Mississauga restaurant ordered to pay $40,000 to sexual harassment victim
Published August 11, 2020 at 4:02 am
The Human Rights Tribunal of Ontario (HRTO) has awarded $40,000 in compensation to a woman who says she was sexually harassed while working at a restaurant in Mississauga.
According to a news release issued by KPA Lawyers Professional Corporation, the HRTO found that the 26-year-old woman, who began working at Eat More Restaurant in 2014, was repeatedly sexually harassed by a co-worker.
The co-worker, who the HRTO identified as Zaheer Abbas, reportedly made unwanted sexual advances, including physical touching, sexualized comments and sexual innuendo. The HRTO also says he exposed himself to the woman and interfered with the women’s washroom while she was in it by unlocking the door with a knife. The decision also says he watched pornographic videos over a speaker system in the workplace.
The woman, who worked at the restaurant as a dishwasher, food runner, server, and bartender for three years, said her employer failed to address the harassment and fired her after she reported the sexual harassment to police.
The HRTO says that prior to her termination, she had no performance issues and was even offered a promotion.
The report says that although the directors and owners received reports from the head chef about what was happening to the woman, they did did not take any action and said he could not be fired because the restaurant was short-staffed.
According to the report, Abbas was fired for unrelated reasons near the end of 2016 or early 2017 for showing a knife to another person during an altercation. Despite that incident, he was rehired in July 2017.

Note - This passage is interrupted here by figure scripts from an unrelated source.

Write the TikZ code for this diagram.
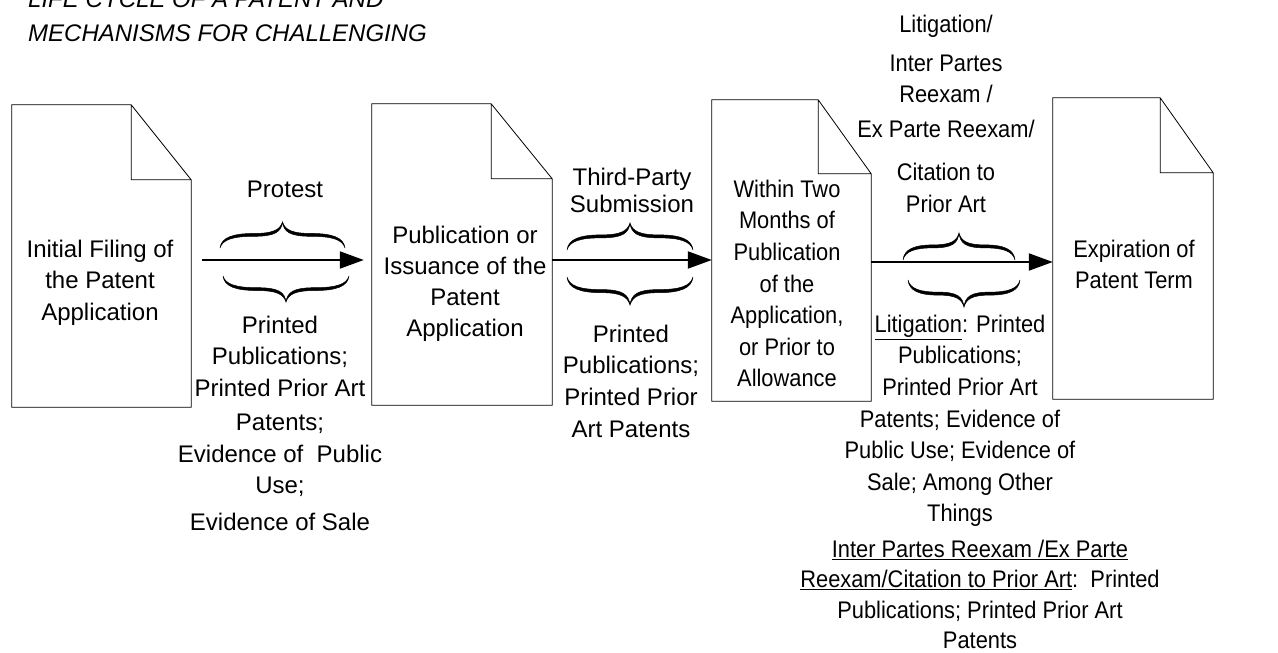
\documentclass[tikz,border=0pt]{standalone}
\usepackage{fontspec}
\setmainfont{Liberation Sans}
\newfontfamily\narrowfont{Liberation Sans}[FakeStretch=0.91]
\usepackage{tikz}
\usetikzlibrary{arrows.meta,positioning,calc}
\newcommand{\docoutline}[3]{%
  \draw[docline] (#1.north west) -- ([xshift=-#2]#1.north east) -- ([yshift=-#3]#1.north east)
    -- (#1.south east) -- (#1.south west) -- cycle
    ([xshift=-#2]#1.north east) |- ([yshift=-#3]#1.north east);}
\tikzset{curly/.pic={
  \filldraw[line width=0.5pt] (-1,0) .. controls (-0.98,0.4) and (-0.8,0.56) .. (-0.45,0.56)
    .. controls (-0.15,0.56) and (-0.04,0.7) .. (0,1)
    .. controls (0.04,0.7) and (0.15,0.56) .. (0.45,0.56)
    .. controls (0.8,0.56) and (0.98,0.4) .. (1,0)
    .. controls (0.96,0.32) and (0.8,0.45) .. (0.45,0.45)
    .. controls (0.12,0.45) and (0.02,0.62) .. (0,1)
    .. controls (-0.02,0.62) and (-0.12,0.45) .. (-0.45,0.45)
    .. controls (-0.8,0.45) and (-0.96,0.32) .. (-1,0) -- cycle;}}

\begin{document}
\begin{tikzpicture}[x=1pt, y=-1pt, every node/.style={inner sep=0pt, align=center},
  lbl/.style={font=\fontsize{24}{31.6}\selectfont},
  nlbl/.style={font=\narrowfont\fontsize{24}{31.6}\selectfont},
  doc/.style={minimum height=301pt},
  docline/.style={line width=0.8pt},
  flow/.style={line width=2pt, -{Triangle[length=24pt,width=17pt]}}]
  \useasboundingbox (0,0) rectangle (1278,653);
  \node[anchor=north west, align=left, font=\itshape\fontsize{24}{33.5}\selectfont] (title) at (28,-9.2)
    {LIFE CYCLE OF A PATENT AND\\MECHANISMS FOR CHALLENGING};
  \node[doc, minimum width=179pt, minimum height=302pt] (d1) at (101.5,256) {};
  \node[doc, minimum width=180pt] (d2) at (462,254.5) {};
  \node[doc, minimum width=159pt] (d3) at (791.5,250.5) {};
  \node[doc, minimum width=160pt] (d4) at (1133,248.5) {};
  \docoutline{d1}{60pt}{75pt}
  \docoutline{d2}{61pt}{75pt}
  \docoutline{d3}{53pt}{74pt}
  \docoutline{d4}{53pt}{75pt}
  \node[lbl, anchor=north] (t1) at (100,239.5) {Initial Filing of\\the Patent\\Application};
  \node[lbl, anchor=north, font=\fontsize{24}{31}\selectfont] (t2) at (465,225.8) {Publication or\\Issuance of the\\Patent\\Application};
  \node[nlbl, anchor=north] (t3) at (787,179.8) {Within Two\\Months of\\Publication\\of the\\Application,\\or Prior to\\Allowance};
  \node[nlbl, anchor=north, font=\narrowfont\fontsize{24}{31}\selectfont] (t4) at (1134,239.8) {Expiration of\\Patent Term};
  \draw[flow, shorten <=11pt, shorten >=8pt] (d1.east |- 0,260) -- (d2.west |- 0,260);
  \draw[flow] (d2.east |- 0,260) -- (d3.west |- 0,260);
  \draw[flow] (d3.east |- 0,262) -- (d4.west |- 0,262);
  \pic[xscale=62.5, yscale=-26] at (282.5,248) {curly};
  \pic[xscale=63, yscale=26] at (286,276) {curly};
  \pic[xscale=63, yscale=-27] at (630,250) {curly};
  \pic[xscale=63, yscale=28] at (630,277) {curly};
  \pic[xscale=56, yscale=-27] at (959,260) {curly};
  \pic[xscale=56, yscale=27] at (964,280) {curly};
  \node[lbl, anchor=base] (protest) at (285,197) {Protest};
  \node[lbl, anchor=north] (ev1) at (280,315.8) {Printed\\Publications;\\Printed Prior Art\\[2.4pt]Patents;\\Evidence of\ \ Public\\Use;\\[5.4pt]Evidence of Sale};
  \node[lbl, anchor=north] (tps) at (632,167.8) {Third-Party\\[-4.6pt]Submission};
  \node[lbl, anchor=north] (ev2) at (631,324.8) {Printed\\Publications;\\Printed Prior\\Art Patents};
  \node[nlbl, anchor=north] (mech) at (946,14.8) {Litigation/\\[7.4pt]Inter Partes\\Reexam /\\[3.4pt]Ex Parte Reexam/\\[11.4pt]Citation to\\Prior Art};
  \node[nlbl, anchor=north] (lit) at (960,314.8) {\underline{Litigation}: Printed\\Publications;\\Printed Prior Art\\Patents; Evidence of\\Public Use; Evidence of\\Sale; Among Other\\Things};
  \node[nlbl, anchor=north, font=\narrowfont\fontsize{24}{30.5}\selectfont] (ipr) at (980,539.8) {\underline{Inter Partes Reexam /Ex Parte}\\\underline{Reexam/Citation to Prior Art}:\ \ Printed\\Publications; Printed Prior Art\\Patents};
\end{tikzpicture}
\end{document}
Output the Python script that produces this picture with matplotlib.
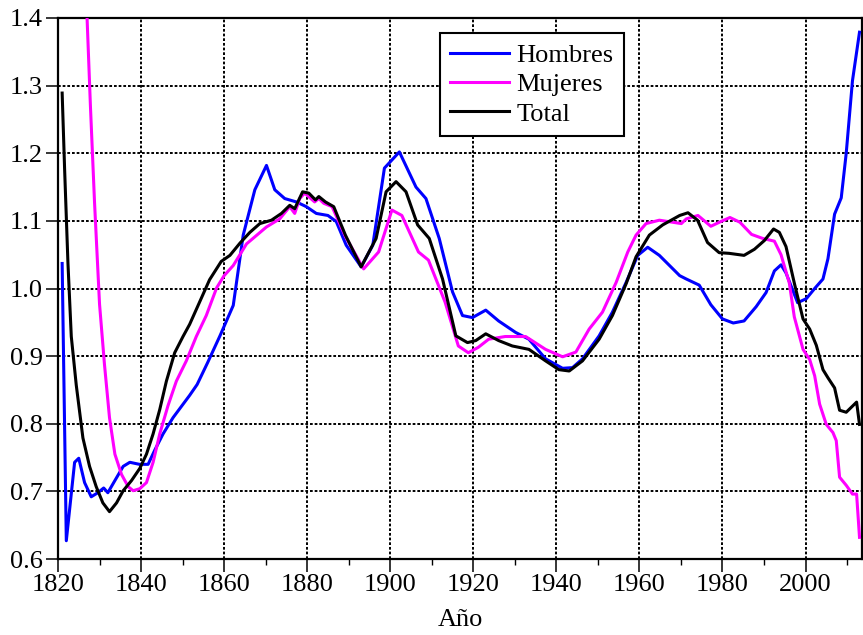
import numpy as np
import matplotlib.pyplot as plt
from matplotlib.ticker import MultipleLocator

# Datos
hombres_anios = [1821, 1822, 1824, 1825, 1826.4, 1828, 1829.6, 1831, 1832, 1833.7, 1835.7, 1837.3,
                 1839.6, 1841.7, 1843.3, 1845.3, 1847.7, 1851.7, 1853.5, 1856, 1859, 1862.2, 1864.6,
                 1867.4, 1870.2, 1872.2, 1874.6, 1877.4, 1879.8, 1882.2, 1885, 1887, 1889.4, 1893,
                 1895.8, 1898.6, 1902.2, 1906.2, 1908.6, 1911.8, 1915, 1917.4, 1919.8, 1923, 1926.1,
                 1930.2, 1933.4, 1937.4, 1941.5, 1943.9, 1946.3, 1950.3, 1953.5, 1956.8, 1959.6, 1962,
                 1964.8, 1969.7, 1971.3, 1974.4, 1977.2, 1980, 1982.6, 1985.2, 1988.1, 1990.5, 1992.5,
                 1994.1, 1995.3, 1998.1, 2000.2, 2002.2, 2004.2, 2005.4, 2007, 2008.6, 2009.8, 2011.3,
                 2013]
hombres = [1.037, 0.627, 0.743, 0.749, 0.713, 0.692, 0.698, 0.705, 0.698, 0.716, 0.737, 0.743,
           0.740, 0.740, 0.761, 0.785, 0.809, 0.842, 0.858, 0.890, 0.930, 0.975, 1.079,
           1.146, 1.182, 1.146, 1.133, 1.128, 1.121, 1.111, 1.108, 1.099, 1.064, 1.032,
           1.064, 1.178, 1.202, 1.150, 1.133, 1.074, 0.995, 0.960, 0.957, 0.968, 0.952,
           0.935, 0.925, 0.896, 0.882, 0.883, 0.896, 0.930, 0.965, 1.009, 1.049, 1.061,
           1.049, 1.019, 1.014, 1.005, 0.976, 0.955, 0.949, 0.952, 0.973, 0.994, 1.026,
           1.035, 1.023, 0.979, 0.985, 1.000, 1.014, 1.044, 1.110, 1.134, 1.200, 1.307,
           1.379]

mujeres_anios = [1827, 1827.8, 1828.8, 1830, 1831.2, 1832.4, 1833.7, 1835.3, 1836.9, 1838.1, 1839.7,
                 1841.3, 1842.9, 1844.5, 1846.5, 1848.5, 1850.9, 1853.3, 1855.7, 1858.2, 1860,
                 1862.2, 1865.4, 1870.2, 1873.4, 1875.8, 1877, 1878.2, 1879.4, 1881.8, 1882.8, 1884,
                 1886, 1889.2, 1893.6, 1897.2, 1900.4, 1902.8, 1906.8, 1909.2, 1913.2, 1916.4,
                 1918.8, 1921.2, 1923.7, 1927.7, 1932.6, 1937.4, 1941.5, 1944.7, 1947.9, 1951.1,
                 1954.4, 1957.2, 1959.2, 1961.6, 1964.8, 1970.1, 1971.3, 1974.1, 1977.2, 1979.6,
                 1981.8, 1984.2, 1987, 1989.7, 1992.5, 1994.1, 1996.1, 1997.3, 1999.4, 2001, 2002.2,
                 2003.4, 2005, 2006.6, 2007.4, 2008.2, 2009.8, 2011.3, 2012.3, 2013]
mujeres = [1.40, 1.271, 1.127, 0.977, 0.887, 0.809, 0.755, 0.725, 0.707, 0.701, 0.704,
           0.713, 0.743, 0.785, 0.827, 0.863, 0.893, 0.929, 0.960, 1.001, 1.019,
           1.034, 1.066, 1.091, 1.103, 1.121, 1.111, 1.133, 1.141, 1.128, 1.133, 1.126,
           1.121, 1.077, 1.029, 1.054, 1.116, 1.108, 1.054, 1.042, 0.980, 0.915,
           0.905, 0.913, 0.925, 0.929, 0.929, 0.910, 0.899, 0.906, 0.940, 0.965,
           1.009, 1.054, 1.079, 1.096, 1.101, 1.096, 1.103, 1.108, 1.092, 1.099,
           1.105, 1.098, 1.080, 1.074, 1.070, 1.050, 1.008, 0.958, 0.910, 0.895, 0.871,
           0.829, 0.799, 0.787, 0.775, 0.721, 0.709, 0.696, 0.696, 0.632]

total_anios = [1821, 1821.6, 1822.4, 1823.2, 1824.4, 1826, 1827.6, 1829.2, 1830.8, 1832.4, 1834.1,
               1835.7, 1837.7, 1839.7, 1841.3, 1842.9, 1844.5, 1846.1, 1848.1, 1850.1, 1851.7,
               1854.1, 1856.5, 1859.3, 1861.4, 1863.8, 1866.2, 1868.6, 1871.4, 1873.8, 1875.8,
               1877, 1878.9, 1880.4, 1882, 1882.8, 1884.4, 1886.4, 1889.2, 1893, 1896.6, 1899,
               1901.4, 1903.8, 1906.6, 1909.4, 1912.6, 1915.8, 1918.6, 1920.6, 1923, 1926.1,
               1929.4, 1933.4, 1937.4, 1940.6, 1943.1, 1946.3, 1950.3, 1953.5, 1956.8, 1959.2,
               1962.4, 1965.6, 1969.7, 1971.7, 1974, 1976.4, 1979.2, 1981.6, 1985.2, 1987.7,
               1990.1, 1992.3, 1993.7, 1995.3, 1997.3, 1999.4, 2001, 2002.6, 2004.2, 2005.4, 2007,
               2008.2, 2009.8, 2012.3, 2013]
total = [1.289, 1.175, 1.037, 0.929, 0.857, 0.779, 0.737, 0.707, 0.683, 0.670, 0.683,
         0.701, 0.716, 0.734, 0.755, 0.785, 0.821, 0.863, 0.905, 0.929, 0.947,
         0.980, 1.013, 1.040, 1.049, 1.067, 1.083, 1.096, 1.101, 1.111, 1.123,
         1.118, 1.143, 1.141, 1.131, 1.136, 1.128, 1.121, 1.079, 1.032, 1.074, 1.143,
         1.158, 1.143, 1.094, 1.074, 1.014, 0.930, 0.920, 0.923, 0.933, 0.923,
         0.915, 0.910, 0.893, 0.880, 0.878, 0.893, 0.925, 0.960, 1.007, 1.047,
         1.079, 1.094, 1.108, 1.112, 1.101, 1.068, 1.053, 1.052, 1.049, 1.058,
         1.071, 1.088, 1.083, 1.062, 1.008, 0.955, 0.940, 0.916, 0.880, 0.868, 0.853,
         0.820, 0.817, 0.832, 0.799]

plt.rcParams['font.family'] = ['Liberation Serif', 'DejaVu Serif']
plt.rcParams['font.size'] = 19

fig = plt.figure(figsize=(8.63, 6.35), dpi=100)
ax = fig.add_axes([58 / 863, 1 - 559 / 635, 804 / 863, 541 / 635])

ax.plot(hombres_anios, hombres, color='#0000ff', lw=2.2, label='Hombres', zorder=3)
ax.plot(mujeres_anios, mujeres, color='#ff00ff', lw=2.2, label='Mujeres', zorder=3)
ax.plot(total_anios, total, color='black', lw=2.2, label='Total', zorder=4)

ax.set_xlim(1820, 2013.6)
ax.set_ylim(0.6, 1.4)
ax.xaxis.set_major_locator(MultipleLocator(20))
ax.xaxis.set_minor_locator(MultipleLocator(10))
ax.yaxis.set_major_locator(MultipleLocator(0.1))
ax.yaxis.set_major_formatter(plt.FuncFormatter(lambda v, p: f'{v:.1f}'))

ax.grid(True, which='major', color='black', lw=1.4, linestyle=(0, (1.4, 1.0)))
ax.set_axisbelow(True)
for s in ax.spines.values():
    s.set_linewidth(1.6)
ax.tick_params(which='major', direction='out', length=9, width=1.1, pad=2)
ax.tick_params(which='minor', direction='out', length=4.5, width=1)

ax.set_xlabel('Año', labelpad=9)

leg = ax.legend(loc='upper left', bbox_to_anchor=(0.475, 0.972), borderaxespad=0,
                fancybox=False, framealpha=1, edgecolor='black', handlelength=2.2,
                handletextpad=0.3, labelspacing=0.22, borderpad=0.4)
leg.get_frame().set_linewidth(1.5)

fig.savefig('out.png', dpi=100)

The HRTO says that at one point, the woman suspected Abbas–whom she claimed often tried to provoke her–slashed her tires, purposely vandalizing her vehicle and potentially endangering her.
The HRTO says the woman, shaken by the incident, asked one of the operators to help her and take her to the police because she viewed the tire incident as a life-threatening situation and was afraid of working with Abbas.
The next day, the woman reportedly asked another operator for video footage from the restaurant and was refused. Shortly after, she was fired.
The tribunal said it holds both Abbas and the restaurant jointly responsible for the violation of the woman’s human rights because the restaurant operators refused to act on the complaints.
“I find the corporate respondent is vicariously liable because it was made aware of the [woman’s] allegations that she was being sexually harassed by [Abbas] but, as discussed above, did not appropriately address her complaint and did not take steps to prevent further harassment, subjecting her to a poisoned work environment which is contrary to section 5(1) of the Code,” the decision reads.
“The poisoned work environment was a factor in her termination, which I found was reprisal under section 8 of the Code. Given these circumstances, I find the corporate respondent vicariously responsible.”